Make decisions quickly and change decisions slowly..unless you are actually going off a cliff.

Remember these two 11 letter words...persistence and consistency. They are two of the most important tools ever invented.

Treat everybody you talk to and everybody you meet (including yourself) like each is your number one million dollar customer.

Bootstrap when possible and reasonable. Read "How To Get Rich" by Felix Dennis. Or better yet just remember the camel's nose in the tent story.

However, sometimes you just need to make a deal.
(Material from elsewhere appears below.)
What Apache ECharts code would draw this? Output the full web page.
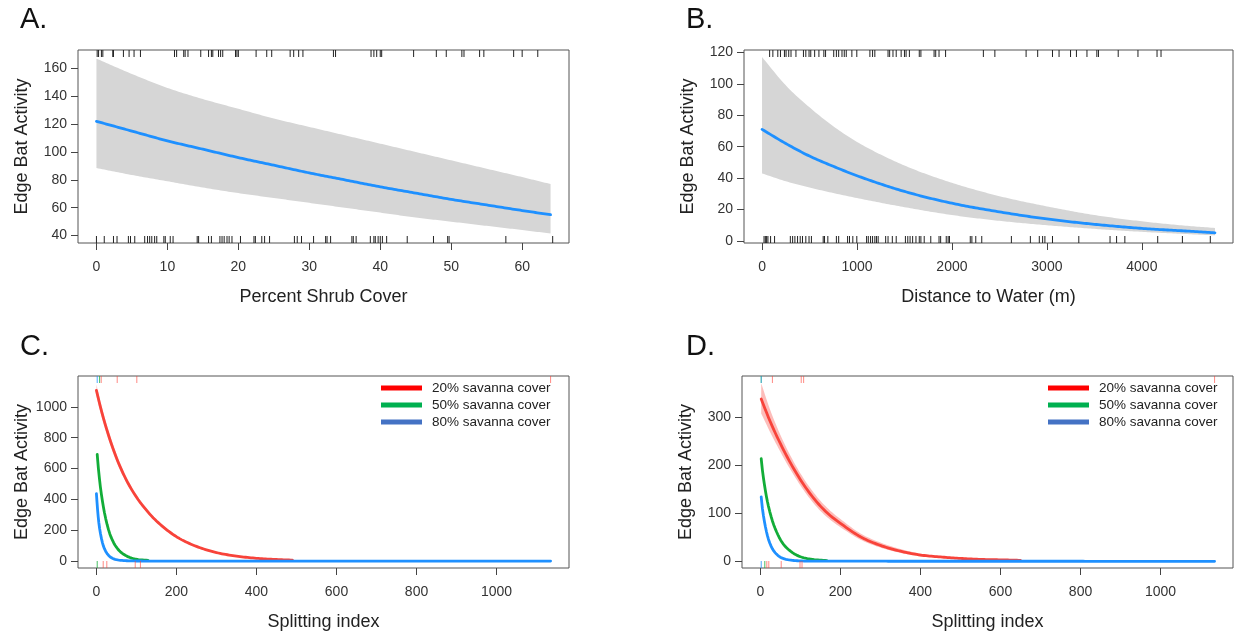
<!DOCTYPE html>
<html>
<head>
<meta charset="utf-8">
<script src="https://cdn.jsdelivr.net/npm/echarts@6/dist/echarts.min.js"></script>
<style>
html,body{margin:0;padding:0;background:#fff;}
#chart{width:1238px;height:638px;}
</style>
</head>
<body>
<div id="chart"></div>
<script>
// ---------- Panel A: Percent Shrub Cover ----------
const aX = [0,5,10,15,20,25,30,35,40,45,50,55,60,64];
const aFit = [122,115,108,102,96,90.5,85,80,75,70.5,66,62,58,55];
const aUpper = [167,156,146,138,131,124,118,112,106,100,94,88,82,77];
const aLower = [88.5,83.5,79,74.5,70.5,67,63.5,60,56.5,53,50,47,44,41.5];
const aRugTop = [0.1,0.3,0.7,0.9,2.3,2.4,3.8,4.6,5.3,6.2,11.0,11.3,12.3,12.5,12.9,14.7,15.8,16.2,16.4,17.2,17.5,17.8,19.6,19.8,20.0,22.5,24.0,24.7,27.3,27.8,28.5,29.1,33.4,33.7,38.7,39.1,39.5,40.0,40.2,44.7,47.9,49.3,51.5,51.8,54.0,54.6,58.8,60.0,62.2];
const aRugBottom = [0,1.1,2.4,2.9,4.5,4.8,5.4,6.8,7.2,7.5,7.8,8.2,8.5,9.5,9.7,10.4,10.8,14.2,14.4,15.8,16.2,17.4,17.7,18.0,18.4,18.7,19.1,20.3,22.2,22.4,23.3,23.7,24.4,27.9,28.3,28.9,30.6,32.3,32.5,33.0,36.0,36.2,36.6,38.6,39.1,39.3,39.7,40.0,40.3,40.9,43.8,47.5,49.5,49.7,57.7,64.3];
const aXTicks = [0,10,20,30,40,50,60];
const aYTicks = [40,60,80,100,120,140,160];

// ---------- Panel B: Distance to Water ----------
const bX = [0,250,500,750,1000,1500,2000,2500,3000,3500,4000,4500,4770];
const bFit = [71,62,54,47.5,41.5,31.5,24,18.5,14,10.6,8,6.2,5.2];
const bUpper = [117,99,85,73,63,48,37,28.5,22,16.5,12.5,9.5,8.3];
const bLower = [43,38,34,30.5,27.3,21.5,16.5,12.8,10,7.7,5.8,4.3,3.6];
const bRugTop = [80,114,166,194,236,253,281,305,357,436,461,495,513,554,599,651,669,755,783,807,842,866,887,946,998,1136,1164,1188,1327,1344,1379,1413,1465,1500,1517,1552,1656,1673,1812,1829,1864,1933,2331,2452,2781,2903,3059,3128,3249,3311,3422,3526,3543,3751,3959,4160,4202];
const bRugBottom = [21,35,48,62,90,132,298,322,346,374,402,426,461,495,520,644,658,693,783,807,901,921,956,998,1101,1119,1143,1164,1188,1205,1223,1302,1327,1372,1413,1510,1535,1559,1586,1621,1656,1673,1708,1777,1864,1881,1940,1960,1974,2193,2210,2251,2314,2626,2826,2920,2955,2979,3059,3336,3665,3734,3821,4167,4427,4721];
const bXTicks = [0,1000,2000,3000,4000];
const bYTicks = [0,20,40,60,80,100,120];

// ---------- Panel C: Splitting index (model 1) ----------
const cRedX = [0,10,25,50,75,100,125,150,200,250,300,350,400,450,490];
const cRed = [1107,1000,860,670,525,415,330,260,158,95,55,32,18,10,6];
const cRedUpper = [1145,1035,890,694,543,430,342,270,165,99,58,34,19.5,10.8,6.5];
const cRedLower = [1070,965,830,646,507,400,318,250,151,91,52,30,16.5,9.2,5.5];
const cGreenX = [2,5,10,15,20,30,40,50,60,80,100,129];
const cGreen = [692,600,480,390,315,205,135,90,60,27,12,4];
const cBlueX = [0,3,6,10,15,20,30,40,50,60,80,100,150,1135];
const cBlue = [437,330,250,180,120,80,38,18,9,5,1.5,0.5,0.1,0];
const cRugTopRed = [12,52,101,1135];
const cRugTopGreen = [8];
const cRugTopBlue = [2];
const cRugBottomRed = [17,26,97,110];
const cRugBottomGreen = [2];
const cXTicks = [0,200,400,600,800,1000];
const cYTicks = [0,200,400,600,800,1000];

// ---------- Panel D: Splitting index (model 2) ----------
const dRedX = [2,25,50,75,100,125,150,175,200,250,300,350,400,450,500,550,600,650];
const dRed = [338,290,245,205,170,140,115,95,79,51,33,21,13,9,6,4,3,2];
const dRedUpper = [371,314,263,220,183,152,126,105,88,58,39,25.5,16,11,7.6,5.2,3.8,2.7];
const dRedLower = [308,268,228,191,158,129,105,86,71,45,28.5,17.5,10.5,7.2,4.6,3,2.3,1.5];
const dGreenX = [2,5,10,15,20,30,40,50,60,80,100,130,166];
const dGreen = [214,190,160,135,115,84,62,45,33,18,9.5,4,1.5];
const dGreenUpper = [222,197,166,140,119,87,64,47,34.5,19,10,4.3,1.7];
const dGreenLower = [206,183,154,130,111,81,60,43,31.5,17,9,3.7,1.3];
const dBlueX = [2,5,10,15,20,30,40,50,60,80,100,150,1135];
const dBlue = [134,110,83,62,46,26,15,8.5,5,2,0.8,0.2,0];
const dRugTopRed = [30,102,108,1135];
const dRugTopGreen = [2];
const dRugTopBlue = [2];
const dRugBottomRed = [16,21,52,99,104];
const dRugBottomGreen = [11];
const dRugBottomBlue = [2];
const dXTicks = [0,200,400,600,800,1000];
const dYTicks = [0,100,200,300];

const seriesNames = ['20% savanna cover','50% savanna cover','80% savanna cover'];

// ---------- styling ----------
const FONT = '"Liberation Sans", Arial, sans-serif';
const FIT_BLUE = '#1e90ff';
const RED = '#f8433a';
const GREEN = '#12ad38';
const BAND_GRAY = '#d6d6d6';

// monotone cubic (Fritsch-Carlson) smoothing of projected pixel points, for drawing only
function smoothPixels(pts) {
  const n = pts.length;
  if (n < 3) return pts.slice();
  const m = [], t = new Array(n);
  for (let i = 0; i < n - 1; i++) {
    const dx = pts[i + 1][0] - pts[i][0];
    m.push(dx === 0 ? 0 : (pts[i + 1][1] - pts[i][1]) / dx);
  }
  t[0] = m[0]; t[n - 1] = m[n - 2];
  for (let i = 1; i < n - 1; i++) {
    t[i] = (m[i - 1] * m[i] <= 0) ? 0 : (m[i - 1] + m[i]) / 2;
  }
  for (let i = 0; i < n - 1; i++) {
    if (m[i] === 0) { t[i] = 0; t[i + 1] = 0; continue; }
    const a = t[i] / m[i], b = t[i + 1] / m[i];
    const s = a * a + b * b;
    if (s > 9) { const k = 3 / Math.sqrt(s); t[i] = k * a * m[i]; t[i + 1] = k * b * m[i]; }
  }
  const out = [];
  for (let i = 0; i < n - 1; i++) {
    const x0 = pts[i][0], y0 = pts[i][1], x1 = pts[i + 1][0], y1 = pts[i + 1][1];
    const h = x1 - x0;
    const steps = Math.max(2, Math.ceil(Math.abs(h) / 2));
    for (let s = 0; s < steps; s++) {
      const u = s / steps, u2 = u * u, u3 = u2 * u;
      const h00 = 2 * u3 - 3 * u2 + 1, h10 = u3 - 2 * u2 + u, h01 = -2 * u3 + 3 * u2, h11 = u3 - u2;
      out.push([x0 + u * h, h00 * y0 + h10 * h * t[i] + h01 * y1 + h11 * h * t[i + 1]]);
    }
  }
  out.push(pts[n - 1]);
  return out;
}

function xAx(gi, min, max, ticks, name) {
  return {
    type: 'value', gridIndex: gi, min: min, max: max, position: 'bottom',
    axisLine: { show: false, onZero: false }, splitLine: { show: false },
    axisTick: { show: true, length: 7, inside: false, customValues: ticks, lineStyle: { color: '#444' } },
    axisLabel: { customValues: ticks, margin: 17, fontSize: 14, color: '#333', fontFamily: FONT, formatter: v => String(v) },
    name: name, nameLocation: 'middle', nameGap: 45,
    nameTextStyle: { fontSize: 18, color: '#222', fontFamily: FONT }
  };
}
function yAx(gi, min, max, ticks) {
  return {
    type: 'value', gridIndex: gi, min: min, max: max, position: 'left',
    axisLine: { show: false, onZero: false }, splitLine: { show: false },
    axisTick: { show: true, length: 7, inside: false, customValues: ticks, lineStyle: { color: '#444' } },
    axisLabel: { customValues: ticks, margin: 11, fontSize: 14, color: '#333', fontFamily: FONT, formatter: v => String(v) },
    name: 'Edge Bat Activity', nameLocation: 'middle', nameGap: 47, nameRotate: 90,
    nameTextStyle: { fontSize: 18, color: '#222', fontFamily: FONT }
  };
}
function bandSeries(gi, xs, lower, upper, color) {
  return { type: 'custom', xAxisIndex: gi, yAxisIndex: gi, silent: true, z: 1,
    data: [[xs[0], lower[0]]], encode: { x: 0, y: 1 },
    renderItem: function (params, api) {
      const up = smoothPixels(xs.map((x, i) => api.coord([x, upper[i]])));
      const lo = smoothPixels(xs.map((x, i) => api.coord([x, lower[i]])));
      return { type: 'polygon', shape: { points: up.concat(lo.reverse()) },
        style: { fill: color, stroke: null } };
    } };
}
function fitSeries(gi, xs, ys, color, name) {
  return { type: 'custom', name: name, xAxisIndex: gi, yAxisIndex: gi, silent: true, z: 3,
    itemStyle: { color: color },
    data: [[xs[0], ys[0]]], encode: { x: 0, y: 1 },
    renderItem: function (params, api) {
      const pts = smoothPixels(xs.map((x, i) => api.coord([x, ys[i]])));
      return { type: 'polyline', shape: { points: pts },
        style: { stroke: color, lineWidth: 2.8, fill: null, lineJoin: 'round', lineCap: 'round' } };
    } };
}
function rugSeries(gi, xs, yBound, side, color) {
  return { type: 'custom', xAxisIndex: gi, yAxisIndex: gi, silent: true, clip: false, z: 4,
    data: xs.map(v => [v, yBound]), encode: { x: 0, y: 1 },
    renderItem: function (params, api) {
      const p = api.coord([api.value(0), yBound]);
      const dy = side === 'bottom' ? -7 : 7;
      return { type: 'line', shape: { x1: p[0], y1: p[1], x2: p[0], y2: p[1] + dy },
        style: { stroke: color, lineWidth: 1 } };
    } };
}
function legendFor(left) {
  return { orient: 'vertical', left: left, top: 376, itemWidth: 41, itemHeight: 5, icon: 'rect',
    itemGap: 3, selectedMode: false,
    textStyle: { fontSize: 13.5, color: '#222', fontFamily: FONT, padding: [0, 0, 0, 5] },
    data: [
      { name: seriesNames[0], itemStyle: { color: '#ff0000' } },
      { name: seriesNames[1], itemStyle: { color: '#00b050' } },
      { name: seriesNames[2], itemStyle: { color: '#4472c4' } }
    ] };
}

const A_Y = [34.7, 173.2], B_Y = [-1.3, 121.5], C_Y = [-45, 1200], D_Y = [-14, 386];

const option = {
  animation: false,
  backgroundColor: '#ffffff',
  textStyle: { fontFamily: FONT },
  grid: [
    { left: 78, top: 50, width: 491, height: 193, show: true, borderColor: '#555', borderWidth: 1, backgroundColor: 'transparent' },
    { left: 744, top: 50, width: 489, height: 193, show: true, borderColor: '#555', borderWidth: 1, backgroundColor: 'transparent' },
    { left: 78, top: 376, width: 491, height: 192, show: true, borderColor: '#555', borderWidth: 1, backgroundColor: 'transparent' },
    { left: 742, top: 376, width: 491, height: 192, show: true, borderColor: '#555', borderWidth: 1, backgroundColor: 'transparent' }
  ],
  xAxis: [
    xAx(0, -2.6, 66.6, aXTicks, 'Percent Shrub Cover'),
    xAx(1, -190, 4960, bXTicks, 'Distance to Water (m)'),
    xAx(2, -46, 1181, cXTicks, 'Splitting index'),
    xAx(3, -46, 1181, dXTicks, 'Splitting index')
  ],
  yAxis: [
    yAx(0, A_Y[0], A_Y[1], aYTicks),
    yAx(1, B_Y[0], B_Y[1], bYTicks),
    yAx(2, C_Y[0], C_Y[1], cYTicks),
    yAx(3, D_Y[0], D_Y[1], dYTicks)
  ],
  legend: [legendFor(376), legendFor(1043)],
  graphic: [
    { type: 'text', left: 20, top: 5, style: { text: 'A.', font: '29px ' + FONT, fill: '#111' } },
    { type: 'text', left: 686, top: 5, style: { text: 'B.', font: '29px ' + FONT, fill: '#111' } },
    { type: 'text', left: 20, top: 332, style: { text: 'C.', font: '29px ' + FONT, fill: '#111' } },
    { type: 'text', left: 686, top: 332, style: { text: 'D.', font: '29px ' + FONT, fill: '#111' } }
  ],
  series: [
    // A
    bandSeries(0, aX, aLower, aUpper, BAND_GRAY),
    fitSeries(0, aX, aFit, FIT_BLUE, 'fitA'),
    rugSeries(0, aRugTop, A_Y[1], 'top', '#222'),
    rugSeries(0, aRugBottom, A_Y[0], 'bottom', '#222'),
    // B
    bandSeries(1, bX, bLower, bUpper, BAND_GRAY),
    fitSeries(1, bX, bFit, FIT_BLUE, 'fitB'),
    rugSeries(1, bRugTop, B_Y[1], 'top', '#222'),
    rugSeries(1, bRugBottom, B_Y[0], 'bottom', '#222'),
    // C
    bandSeries(2, cRedX, cRedLower, cRedUpper, 'rgba(248,67,58,0.3)'),
    fitSeries(2, cRedX, cRed, RED, seriesNames[0]),
    fitSeries(2, cGreenX, cGreen, GREEN, seriesNames[1]),
    fitSeries(2, cBlueX, cBlue, FIT_BLUE, seriesNames[2]),
    rugSeries(2, cRugTopRed, C_Y[1], 'top', 'rgba(255,60,50,0.6)'),
    rugSeries(2, cRugTopGreen, C_Y[1], 'top', 'rgba(26,174,60,0.8)'),
    rugSeries(2, cRugTopBlue, C_Y[1], 'top', 'rgba(30,144,255,0.8)'),
    rugSeries(2, cRugBottomRed, C_Y[0], 'bottom', 'rgba(255,60,50,0.6)'),
    rugSeries(2, cRugBottomGreen, C_Y[0], 'bottom', 'rgba(26,174,60,0.8)'),
    // D
    bandSeries(3, dRedX, dRedLower, dRedUpper, 'rgba(248,67,58,0.35)'),
    bandSeries(3, dGreenX, dGreenLower, dGreenUpper, 'rgba(26,174,60,0.3)'),
    fitSeries(3, dRedX, dRed, RED, seriesNames[0]),
    fitSeries(3, dGreenX, dGreen, GREEN, seriesNames[1]),
    fitSeries(3, dBlueX, dBlue, FIT_BLUE, seriesNames[2]),
    rugSeries(3, dRugTopRed, D_Y[1], 'top', 'rgba(255,60,50,0.6)'),
    rugSeries(3, dRugTopGreen, D_Y[1], 'top', 'rgba(26,174,60,0.7)'),
    rugSeries(3, dRugTopBlue, D_Y[1], 'top', 'rgba(30,144,255,0.6)'),
    rugSeries(3, dRugBottomRed, D_Y[0], 'bottom', 'rgba(255,60,50,0.6)'),
    rugSeries(3, dRugBottomGreen, D_Y[0], 'bottom', 'rgba(26,174,60,0.8)'),
    rugSeries(3, dRugBottomBlue, D_Y[0], 'bottom', 'rgba(30,144,255,0.8)')
  ]
};

const chart = echarts.init(document.getElementById('chart'), null, { renderer: 'canvas' });
chart.setOption(option);
</script>
</body>
</html>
Listen, in any business you have to take some chances and some risks. Make sure you don't need a license and go for it. Remember, timid business people have skinny kids. Paraphrased from Zig Ziglar.

Best of luck,
Take massive action and never give up.

Michael Irvin, MBA, RN

Answered 8 years ago

It is a great news that your company has a 400% growth, but is that all? You should not be satisfied. Remember what Steve Jobs told students? He said be “Stay hungry, Stay foolish”. If your staff is passionate try to make them disciplined as well. Without discipline no organization can sustain its growth record. Try to re-think on your organization based on these three questions:
1. The moral question: As an employer, you do not have the right to pass judgment on an employee’s moral behaviour, particularly if it occurred outside work and does not affect work.
2. The practical question: As an employer, you always need to weigh up whether the problem of ill-discipline is best handled by applying your disciplinary procedure, or whether it can be solved by some other means. Some of the issues you will need to think about are the costs of discipline, the likelihood of the discipline working, and whether you are being fair.
3. The legal question: As an employer, you are almost certainly going to be affected by the employment laws in your part of the world. You may need to consider whether your disciplinary action is fair, just, or illegal.
Try to develop interests to these questions and you will surely get good results.